Profits of the 30 firms in the benchmark Sensex are expected to grow 9.7% from a year earlier in the March quarter, while sales are likely to rise 14.2%, according to estimates by brokerage Kotak Institutional Equities.
“I think we are on course to see concrete recovery going ahead,” Sanjeev Prasad, managing director and co-head of Kotak Institutional Equities, said over the phone from Singapore. “The economy is recovering, and earnings growth will recover faster going ahead.”
Analysts say that the growth is coming largely from select sectors such as commodities, automobiles and consumer products, while banks, which were the key drivers of the economy, are likely to post a dismal set of numbers on the back of rising bad loans.
“The bank figures will continue to be weak for a couple of quarters due to high provisions, but they should see a pick-up after that,” said Prasad.
Edelweiss Securities expects the March quarter to broadly mirror the trend of earnings improvement in the preceding three months. It expects Nifty companies to post revenue and profit growth of 14% and 15% on a year-on-year basis, respectively, in the March quarter, implying 7% earnings per share (EPS) growth for fiscal year 2018.
In the quarter ended December, Nifty firms’ sales and profit rose 11% and 9% respectively, according to data from Edelweiss.
However, the composition worried some analysts.
“While overall earnings are improving, the quality leaves much to be desired as commodities account for (greater than) 80% of the profit growth,” Edelweiss analysts said in a 5 April note. “Core earnings (universe, ex-banks, commodities and telecom) are expected to inch up mere 6% on a low base (Q4FY17 profit had contracted 5%).”

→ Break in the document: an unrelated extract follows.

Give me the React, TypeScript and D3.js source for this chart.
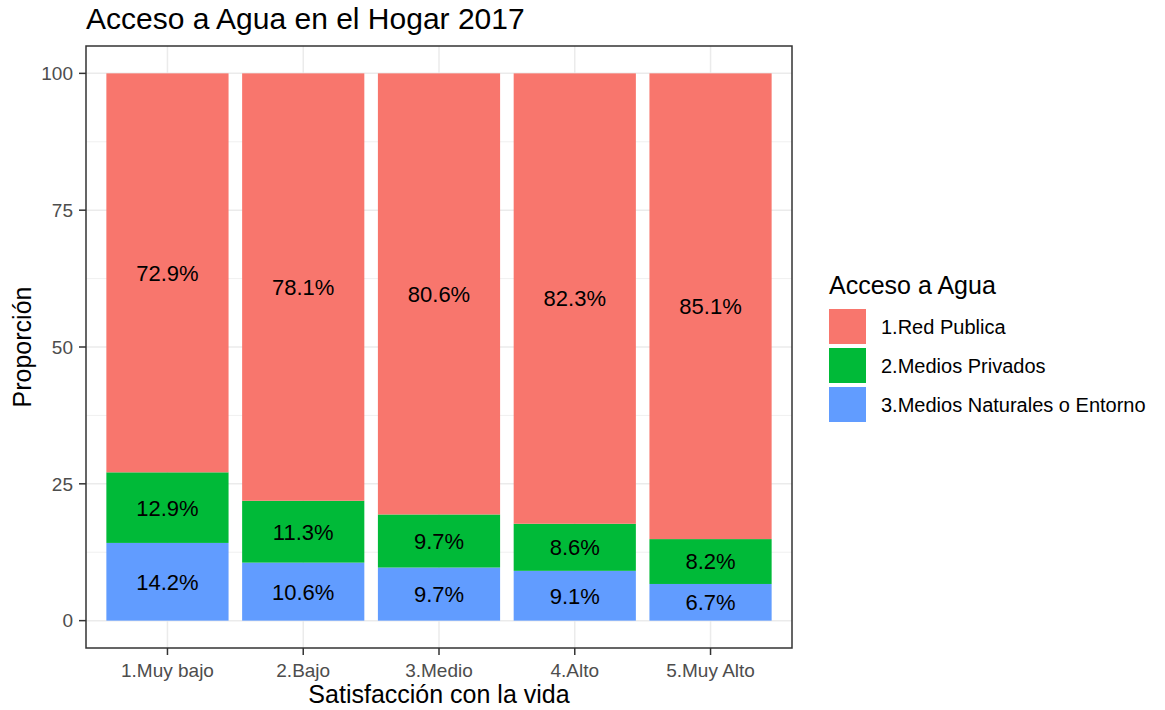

Corporate earnings showed signs of recovery in the December quarter as the negative effects of demonetization and the subsequent goods and services tax implementation wore off, but analysts had stopped short of calling it a full recovery.
Earnings downgrades, however, are still expected to continue.
“While earnings growth is improving, downgrades are likely for FY18 itself even if our numbers are met. Current estimates imply an asking rate of 25% plus for FY19, making earnings prone to downgrades,” Edelweiss said in the note.
This is the seventh consecutive year of EPS downgrades and sub-10% growth, Edelweiss said, adding that FY18, FY19 and FY20 Nifty EPS is expected to come in at Rs475, Rs600 and Rs705 respectively.
Prasad of Kotak agreed. “I think downgrades will continue, mainly as we need to wait and see how banks’ provisioning for stressed assets pan out,” he said.
For auto companies, revenue growth is expected to be robust, primarily due to strong rural demand, higher realizations and a low base.
According to Emkay Global Financial Services Ltd, most automotive manufacturers are likely to report double-digit revenue growth, and it expects revenue of companies that it covered to grow by 20% in the March quarter.
Kotak expects banks under coverage to report decline in earnings led by increase in loan-loss provisions, lower contribution from treasury income and weak net interest income growth.